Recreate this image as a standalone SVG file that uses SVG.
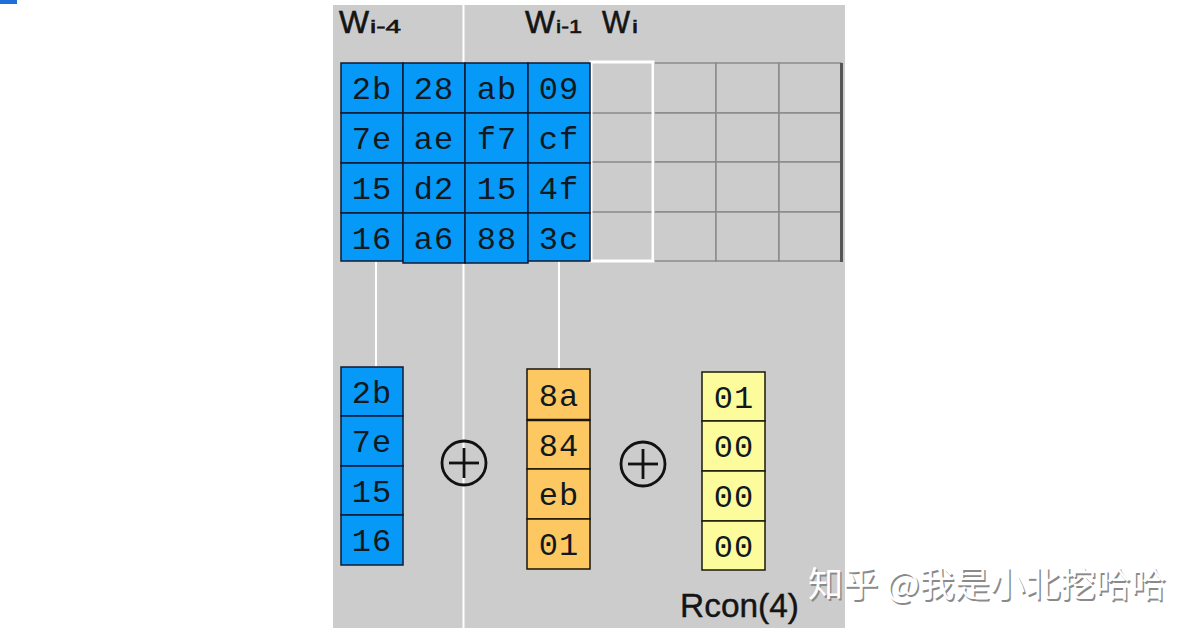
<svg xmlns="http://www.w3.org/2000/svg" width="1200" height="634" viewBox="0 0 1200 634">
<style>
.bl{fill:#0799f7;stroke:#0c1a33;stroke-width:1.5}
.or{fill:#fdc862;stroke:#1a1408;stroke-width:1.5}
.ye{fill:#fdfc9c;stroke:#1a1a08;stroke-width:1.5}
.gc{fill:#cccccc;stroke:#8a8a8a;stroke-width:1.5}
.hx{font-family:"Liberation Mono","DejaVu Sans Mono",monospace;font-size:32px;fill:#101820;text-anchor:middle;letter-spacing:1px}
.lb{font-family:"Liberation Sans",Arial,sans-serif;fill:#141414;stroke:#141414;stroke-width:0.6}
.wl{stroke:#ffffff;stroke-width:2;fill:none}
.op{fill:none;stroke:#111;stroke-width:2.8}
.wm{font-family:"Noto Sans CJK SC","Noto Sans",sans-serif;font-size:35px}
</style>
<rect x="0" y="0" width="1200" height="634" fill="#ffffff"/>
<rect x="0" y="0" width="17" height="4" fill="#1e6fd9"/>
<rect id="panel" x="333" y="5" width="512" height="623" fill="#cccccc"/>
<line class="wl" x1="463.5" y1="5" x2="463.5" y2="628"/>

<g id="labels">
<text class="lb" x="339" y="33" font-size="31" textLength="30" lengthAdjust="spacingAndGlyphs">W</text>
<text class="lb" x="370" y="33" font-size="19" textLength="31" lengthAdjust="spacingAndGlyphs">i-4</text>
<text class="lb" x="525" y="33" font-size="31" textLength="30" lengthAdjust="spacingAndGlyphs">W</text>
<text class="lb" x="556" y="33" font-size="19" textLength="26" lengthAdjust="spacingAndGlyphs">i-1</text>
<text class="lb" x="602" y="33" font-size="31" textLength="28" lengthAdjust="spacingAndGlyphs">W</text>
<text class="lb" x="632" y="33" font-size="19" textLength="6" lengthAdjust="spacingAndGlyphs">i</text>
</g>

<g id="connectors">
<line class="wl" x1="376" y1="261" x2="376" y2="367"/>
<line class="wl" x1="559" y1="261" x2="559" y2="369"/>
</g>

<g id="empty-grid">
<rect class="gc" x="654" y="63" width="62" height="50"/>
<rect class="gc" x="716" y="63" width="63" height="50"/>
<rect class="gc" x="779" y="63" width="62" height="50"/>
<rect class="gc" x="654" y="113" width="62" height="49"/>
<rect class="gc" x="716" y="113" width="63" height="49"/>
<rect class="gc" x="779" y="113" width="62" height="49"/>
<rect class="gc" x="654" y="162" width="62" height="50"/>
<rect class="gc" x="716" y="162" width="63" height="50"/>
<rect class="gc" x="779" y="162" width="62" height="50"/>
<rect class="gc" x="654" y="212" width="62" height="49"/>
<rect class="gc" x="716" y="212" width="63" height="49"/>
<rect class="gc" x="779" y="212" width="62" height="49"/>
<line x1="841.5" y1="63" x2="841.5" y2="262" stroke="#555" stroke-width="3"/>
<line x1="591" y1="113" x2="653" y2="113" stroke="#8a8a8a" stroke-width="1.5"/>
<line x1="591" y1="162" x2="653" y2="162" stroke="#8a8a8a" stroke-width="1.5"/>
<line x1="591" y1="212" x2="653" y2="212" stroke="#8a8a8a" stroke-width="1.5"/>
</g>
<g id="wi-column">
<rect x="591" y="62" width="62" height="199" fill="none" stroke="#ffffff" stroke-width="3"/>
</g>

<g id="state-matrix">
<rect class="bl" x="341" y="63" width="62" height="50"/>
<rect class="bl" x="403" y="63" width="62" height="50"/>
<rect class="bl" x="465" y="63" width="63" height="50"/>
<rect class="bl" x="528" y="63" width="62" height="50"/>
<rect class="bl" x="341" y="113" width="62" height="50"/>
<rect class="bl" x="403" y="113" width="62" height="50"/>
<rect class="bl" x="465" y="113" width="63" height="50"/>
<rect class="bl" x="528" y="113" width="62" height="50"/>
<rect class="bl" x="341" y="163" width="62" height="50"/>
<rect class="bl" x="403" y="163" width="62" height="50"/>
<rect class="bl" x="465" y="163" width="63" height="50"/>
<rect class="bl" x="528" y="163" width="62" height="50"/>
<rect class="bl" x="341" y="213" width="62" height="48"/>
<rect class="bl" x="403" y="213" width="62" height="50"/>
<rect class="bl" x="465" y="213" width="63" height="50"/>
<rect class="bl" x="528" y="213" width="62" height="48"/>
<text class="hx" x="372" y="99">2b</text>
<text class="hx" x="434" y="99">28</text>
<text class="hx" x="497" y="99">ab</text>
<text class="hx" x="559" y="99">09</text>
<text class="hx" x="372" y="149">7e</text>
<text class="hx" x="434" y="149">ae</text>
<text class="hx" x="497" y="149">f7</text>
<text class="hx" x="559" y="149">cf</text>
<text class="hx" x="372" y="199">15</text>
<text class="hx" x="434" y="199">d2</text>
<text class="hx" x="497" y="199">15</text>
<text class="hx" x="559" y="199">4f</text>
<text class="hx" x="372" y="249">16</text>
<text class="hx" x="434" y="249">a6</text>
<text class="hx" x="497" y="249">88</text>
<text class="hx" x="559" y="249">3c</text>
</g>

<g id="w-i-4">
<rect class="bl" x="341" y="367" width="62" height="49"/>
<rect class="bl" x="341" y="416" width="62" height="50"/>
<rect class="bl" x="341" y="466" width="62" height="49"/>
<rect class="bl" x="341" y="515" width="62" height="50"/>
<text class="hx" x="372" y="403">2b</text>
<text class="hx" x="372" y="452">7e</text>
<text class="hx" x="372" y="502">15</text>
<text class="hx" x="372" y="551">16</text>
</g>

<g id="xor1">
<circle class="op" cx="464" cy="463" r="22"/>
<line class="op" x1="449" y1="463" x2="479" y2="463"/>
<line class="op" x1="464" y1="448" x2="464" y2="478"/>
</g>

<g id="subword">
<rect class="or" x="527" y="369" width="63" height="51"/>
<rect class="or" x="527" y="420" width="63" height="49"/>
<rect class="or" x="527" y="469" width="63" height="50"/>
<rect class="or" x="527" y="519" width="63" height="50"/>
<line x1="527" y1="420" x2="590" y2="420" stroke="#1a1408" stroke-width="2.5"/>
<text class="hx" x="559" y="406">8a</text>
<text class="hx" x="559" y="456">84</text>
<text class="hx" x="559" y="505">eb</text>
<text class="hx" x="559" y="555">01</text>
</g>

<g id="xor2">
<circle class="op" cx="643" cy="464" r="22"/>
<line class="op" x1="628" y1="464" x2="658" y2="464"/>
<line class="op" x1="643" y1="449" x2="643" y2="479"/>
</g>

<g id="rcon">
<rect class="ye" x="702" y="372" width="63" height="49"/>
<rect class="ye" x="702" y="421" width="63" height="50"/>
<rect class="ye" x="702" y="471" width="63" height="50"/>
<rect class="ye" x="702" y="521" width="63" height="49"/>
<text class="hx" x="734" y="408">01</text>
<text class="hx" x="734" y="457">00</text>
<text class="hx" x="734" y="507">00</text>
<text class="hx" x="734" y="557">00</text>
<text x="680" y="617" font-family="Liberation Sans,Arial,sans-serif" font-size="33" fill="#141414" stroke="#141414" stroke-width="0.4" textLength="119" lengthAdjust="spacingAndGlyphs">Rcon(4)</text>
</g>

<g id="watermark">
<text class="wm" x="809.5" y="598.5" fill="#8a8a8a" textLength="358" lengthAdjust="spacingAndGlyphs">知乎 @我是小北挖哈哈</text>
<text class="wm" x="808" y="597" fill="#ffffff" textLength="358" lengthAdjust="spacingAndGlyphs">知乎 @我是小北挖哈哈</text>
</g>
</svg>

___

*What the task asks*:
Give an exact copy of the material, leaving out every picture.

*Written answer*:
Recreate this image as a standalone SVG file that uses SVG.
<svg xmlns="http://www.w3.org/2000/svg" width="1200" height="634" viewBox="0 0 1200 634">
<style>
.bl{fill:#0799f7;stroke:#0c1a33;stroke-width:1.5}
.or{fill:#fdc862;stroke:#1a1408;stroke-width:1.5}
.ye{fill:#fdfc9c;stroke:#1a1a08;stroke-width:1.5}
.gc{fill:#cccccc;stroke:#8a8a8a;stroke-width:1.5}
.hx{font-family:"Liberation Mono","DejaVu Sans Mono",monospace;font-size:32px;fill:#101820;text-anchor:middle;letter-spacing:1px}
.lb{font-family:"Liberation Sans",Arial,sans-serif;fill:#141414;stroke:#141414;stroke-width:0.6}
.wl{stroke:#ffffff;stroke-width:2;fill:none}
.op{fill:none;stroke:#111;stroke-width:2.8}
.wm{font-family:"Noto Sans CJK SC","Noto Sans",sans-serif;font-size:35px}
</style>
<rect x="0" y="0" width="1200" height="634" fill="#ffffff"/>
<rect x="0" y="0" width="17" height="4" fill="#1e6fd9"/>
<rect id="panel" x="333" y="5" width="512" height="623" fill="#cccccc"/>
<line class="wl" x1="463.5" y1="5" x2="463.5" y2="628"/>

<g id="labels">
<text class="lb" x="339" y="33" font-size="31" textLength="30" lengthAdjust="spacingAndGlyphs">W</text>
<text class="lb" x="370" y="33" font-size="19" textLength="31" lengthAdjust="spacingAndGlyphs">i-4</text>
<text class="lb" x="525" y="33" font-size="31" textLength="30" lengthAdjust="spacingAndGlyphs">W</text>
<text class="lb" x="556" y="33" font-size="19" textLength="26" lengthAdjust="spacingAndGlyphs">i-1</text>
<text class="lb" x="602" y="33" font-size="31" textLength="28" lengthAdjust="spacingAndGlyphs">W</text>
<text class="lb" x="632" y="33" font-size="19" textLength="6" lengthAdjust="spacingAndGlyphs">i</text>
</g>

<g id="connectors">
<line class="wl" x1="376" y1="261" x2="376" y2="367"/>
<line class="wl" x1="559" y1="261" x2="559" y2="369"/>
</g>

<g id="empty-grid">
<rect class="gc" x="654" y="63" width="62" height="50"/>
<rect class="gc" x="716" y="63" width="63" height="50"/>
<rect class="gc" x="779" y="63" width="62" height="50"/>
<rect class="gc" x="654" y="113" width="62" height="49"/>
<rect class="gc" x="716" y="113" width="63" height="49"/>
<rect class="gc" x="779" y="113" width="62" height="49"/>
<rect class="gc" x="654" y="162" width="62" height="50"/>
<rect class="gc" x="716" y="162" width="63" height="50"/>
<rect class="gc" x="779" y="162" width="62" height="50"/>
<rect class="gc" x="654" y="212" width="62" height="49"/>
<rect class="gc" x="716" y="212" width="63" height="49"/>
<rect class="gc" x="779" y="212" width="62" height="49"/>
<line x1="841.5" y1="63" x2="841.5" y2="262" stroke="#555" stroke-width="3"/>
<line x1="591" y1="113" x2="653" y2="113" stroke="#8a8a8a" stroke-width="1.5"/>
<line x1="591" y1="162" x2="653" y2="162" stroke="#8a8a8a" stroke-width="1.5"/>
<line x1="591" y1="212" x2="653" y2="212" stroke="#8a8a8a" stroke-width="1.5"/>
</g>
<g id="wi-column">
<rect x="591" y="62" width="62" height="199" fill="none" stroke="#ffffff" stroke-width="3"/>
</g>

<g id="state-matrix">
<rect class="bl" x="341" y="63" width="62" height="50"/>
<rect class="bl" x="403" y="63" width="62" height="50"/>
<rect class="bl" x="465" y="63" width="63" height="50"/>
<rect class="bl" x="528" y="63" width="62" height="50"/>
<rect class="bl" x="341" y="113" width="62" height="50"/>
<rect class="bl" x="403" y="113" width="62" height="50"/>
<rect class="bl" x="465" y="113" width="63" height="50"/>
<rect class="bl" x="528" y="113" width="62" height="50"/>
<rect class="bl" x="341" y="163" width="62" height="50"/>
<rect class="bl" x="403" y="163" width="62" height="50"/>
<rect class="bl" x="465" y="163" width="63" height="50"/>
<rect class="bl" x="528" y="163" width="62" height="50"/>
<rect class="bl" x="341" y="213" width="62" height="48"/>
<rect class="bl" x="403" y="213" width="62" height="50"/>
<rect class="bl" x="465" y="213" width="63" height="50"/>
<rect class="bl" x="528" y="213" width="62" height="48"/>
<text class="hx" x="372" y="99">2b</text>
<text class="hx" x="434" y="99">28</text>
<text class="hx" x="497" y="99">ab</text>
<text class="hx" x="559" y="99">09</text>
<text class="hx" x="372" y="149">7e</text>
<text class="hx" x="434" y="149">ae</text>
<text class="hx" x="497" y="149">f7</text>
<text class="hx" x="559" y="149">cf</text>
<text class="hx" x="372" y="199">15</text>
<text class="hx" x="434" y="199">d2</text>
<text class="hx" x="497" y="199">15</text>
<text class="hx" x="559" y="199">4f</text>
<text class="hx" x="372" y="249">16</text>
<text class="hx" x="434" y="249">a6</text>
<text class="hx" x="497" y="249">88</text>
<text class="hx" x="559" y="249">3c</text>
</g>

<g id="w-i-4">
<rect class="bl" x="341" y="367" width="62" height="49"/>
<rect class="bl" x="341" y="416" width="62" height="50"/>
<rect class="bl" x="341" y="466" width="62" height="49"/>
<rect class="bl" x="341" y="515" width="62" height="50"/>
<text class="hx" x="372" y="403">2b</text>
<text class="hx" x="372" y="452">7e</text>
<text class="hx" x="372" y="502">15</text>
<text class="hx" x="372" y="551">16</text>
</g>

<g id="xor1">
<circle class="op" cx="464" cy="463" r="22"/>
<line class="op" x1="449" y1="463" x2="479" y2="463"/>
<line class="op" x1="464" y1="448" x2="464" y2="478"/>
</g>

<g id="subword">
<rect class="or" x="527" y="369" width="63" height="51"/>
<rect class="or" x="527" y="420" width="63" height="49"/>
<rect class="or" x="527" y="469" width="63" height="50"/>
<rect class="or" x="527" y="519" width="63" height="50"/>
<line x1="527" y1="420" x2="590" y2="420" stroke="#1a1408" stroke-width="2.5"/>
<text class="hx" x="559" y="406">8a</text>
<text class="hx" x="559" y="456">84</text>
<text class="hx" x="559" y="505">eb</text>
<text class="hx" x="559" y="555">01</text>
</g>

<g id="xor2">
<circle class="op" cx="643" cy="464" r="22"/>
<line class="op" x1="628" y1="464" x2="658" y2="464"/>
<line class="op" x1="643" y1="449" x2="643" y2="479"/>
</g>

<g id="rcon">
<rect class="ye" x="702" y="372" width="63" height="49"/>
<rect class="ye" x="702" y="421" width="63" height="50"/>
<rect class="ye" x="702" y="471" width="63" height="50"/>
<rect class="ye" x="702" y="521" width="63" height="49"/>
<text class="hx" x="734" y="408">01</text>
<text class="hx" x="734" y="457">00</text>
<text class="hx" x="734" y="507">00</text>
<text class="hx" x="734" y="557">00</text>
<text x="680" y="617" font-family="Liberation Sans,Arial,sans-serif" font-size="33" fill="#141414" stroke="#141414" stroke-width="0.4" textLength="119" lengthAdjust="spacingAndGlyphs">Rcon(4)</text>
</g>

<g id="watermark">
<text class="wm" x="809.5" y="598.5" fill="#8a8a8a" textLength="358" lengthAdjust="spacingAndGlyphs">知乎 @我是小北挖哈哈</text>
<text class="wm" x="808" y="597" fill="#ffffff" textLength="358" lengthAdjust="spacingAndGlyphs">知乎 @我是小北挖哈哈</text>
</g>
</svg>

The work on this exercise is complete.